Mais voilà qu’en mars dernier Najat Vallaud-Belkacem, dans une interview au magazine féminin Causette, prend ses distances. La pénalisation des clients n’apparaît plus comme une panacée et la réflexion serait toujours en cours. Surtout, elle avance que « l’idée n’est pas de se focaliser sur les questions pénales, mais aussi sur l’ensemble des champs (….) prévention, droits sociaux, accès au logement, aux aides et au titre de séjour, formation, etc. » Mieux encore, elle affirme que « ce qui sera plus rapide, c’est l’abrogation du délit de racolage passif, qui faisait des victimes de la prostitution des coupables ».

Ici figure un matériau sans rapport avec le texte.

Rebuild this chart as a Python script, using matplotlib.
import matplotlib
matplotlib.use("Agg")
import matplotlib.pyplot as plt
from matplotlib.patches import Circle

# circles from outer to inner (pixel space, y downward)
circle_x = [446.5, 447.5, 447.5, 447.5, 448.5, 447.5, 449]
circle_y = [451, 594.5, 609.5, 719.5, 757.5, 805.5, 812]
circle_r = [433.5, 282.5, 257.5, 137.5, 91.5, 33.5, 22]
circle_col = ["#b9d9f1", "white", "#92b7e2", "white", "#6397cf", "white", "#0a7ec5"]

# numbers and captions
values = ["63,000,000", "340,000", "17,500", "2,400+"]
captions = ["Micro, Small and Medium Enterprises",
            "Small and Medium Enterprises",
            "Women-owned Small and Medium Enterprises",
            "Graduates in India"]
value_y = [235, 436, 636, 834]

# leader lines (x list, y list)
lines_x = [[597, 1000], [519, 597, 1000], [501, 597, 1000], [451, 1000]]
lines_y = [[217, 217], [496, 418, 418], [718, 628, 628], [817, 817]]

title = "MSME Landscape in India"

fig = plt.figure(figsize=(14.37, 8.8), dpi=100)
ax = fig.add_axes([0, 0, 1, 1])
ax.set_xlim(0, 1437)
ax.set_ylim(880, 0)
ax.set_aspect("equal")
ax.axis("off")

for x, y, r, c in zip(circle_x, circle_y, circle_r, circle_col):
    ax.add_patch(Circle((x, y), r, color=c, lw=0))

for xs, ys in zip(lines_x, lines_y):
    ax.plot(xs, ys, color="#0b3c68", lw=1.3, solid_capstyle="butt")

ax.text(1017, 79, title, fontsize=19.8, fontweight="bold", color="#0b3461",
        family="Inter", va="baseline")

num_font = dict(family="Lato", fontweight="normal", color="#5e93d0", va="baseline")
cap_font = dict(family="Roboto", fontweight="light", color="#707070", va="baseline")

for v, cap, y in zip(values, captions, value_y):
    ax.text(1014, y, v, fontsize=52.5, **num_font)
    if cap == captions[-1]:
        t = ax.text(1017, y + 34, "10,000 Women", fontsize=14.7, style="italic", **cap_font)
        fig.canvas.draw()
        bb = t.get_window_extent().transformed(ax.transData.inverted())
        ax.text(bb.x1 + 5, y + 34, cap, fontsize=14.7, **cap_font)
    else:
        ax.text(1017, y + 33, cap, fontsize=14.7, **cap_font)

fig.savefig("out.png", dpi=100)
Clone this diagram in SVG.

Par une cruelle ironie, c’est précisément le moment qu’a choisi Gérard Collomb pour lancer une nouvelle offensive contre les prostituées en camionnette de Gerland. C’est que, voyez-vous, il y a des entreprises de pointe dans le quartier et des putes dans le voisinage, franchement, c’est pas bon pour l’image. Gégé est sur ce plan un multirécidiviste — que dis-je : un acharné.
Depuis août 2002 et son premier arrêté municipal d’interdiction du racolage (oui : Collomb avait devancé le Nabot !) dans la Presqu’île, c’est près d’une dizaine de mesures policières édictées au niveau municipal qui ont permis de repousser, des quais du Rhône à Perrache et de la Confluence à Debourg, les perverses créatures toujours plus loin — loin de la sécurité, de la justice, du travail social et de la santé publique (4).

Mais ce qui est surtout étonnant — et fait donc douter de sa santé — c’est que Najat Vallaud-Belkacem a été entre 2003 et 2012 une très proche collaboratrice de Gérard Collomb à la mairie et qu’elle n’a jamais, au grand jamais, émis la moindre critique, pas même le plus petit commentaire, sur la politique aussi répressive qu’imbécile qu’il a menée et continue de mener en matière de prostitution à Lyon.

Cesser de confier le dossier de la prostitution à la seule police ? En voilà une bonne idée ! Vallaud-Belkacem devrait en parler à Najat.

 

Pedro

1. http://www.lejdd.fr/Societe/Actualite/Vallaud-Belkacem-Je-souhaite-que-la-prostitution-disparaisse-interview-521763

2. Écoutons l’impayable futur mari de Carla déclarer sans rire au Sénat, le 24 novembre 2002 : « Il me paraît judicieux de reconduire dans le pays d’origine pour les sortir des griffes des proxénètes, des filles qui ne parlent pas notre langue et qui viennent d’arriver sur notre territoire. C’est un devoir humanitaire ! »

3. http://www.assemblee-nationale.fr/13/ta/ta0782.asp

4. C’est aussi pour se rendre plus discrètes et se protéger des PV pour racolage que les prostituées se sont équipées de camionnettes. Mais comme elles n’ont pas toutes le permis, certaines paient des « chauffeurs » pour les déplacer, ce qui fait d’eux des proxénètes puisque obtenant des gains de la prostitution d’autrui. Autrement dit, c’est la loi qui a créé le besoin d’une nouvelle catégorie de proxos. À ce point, ça devient du grand art.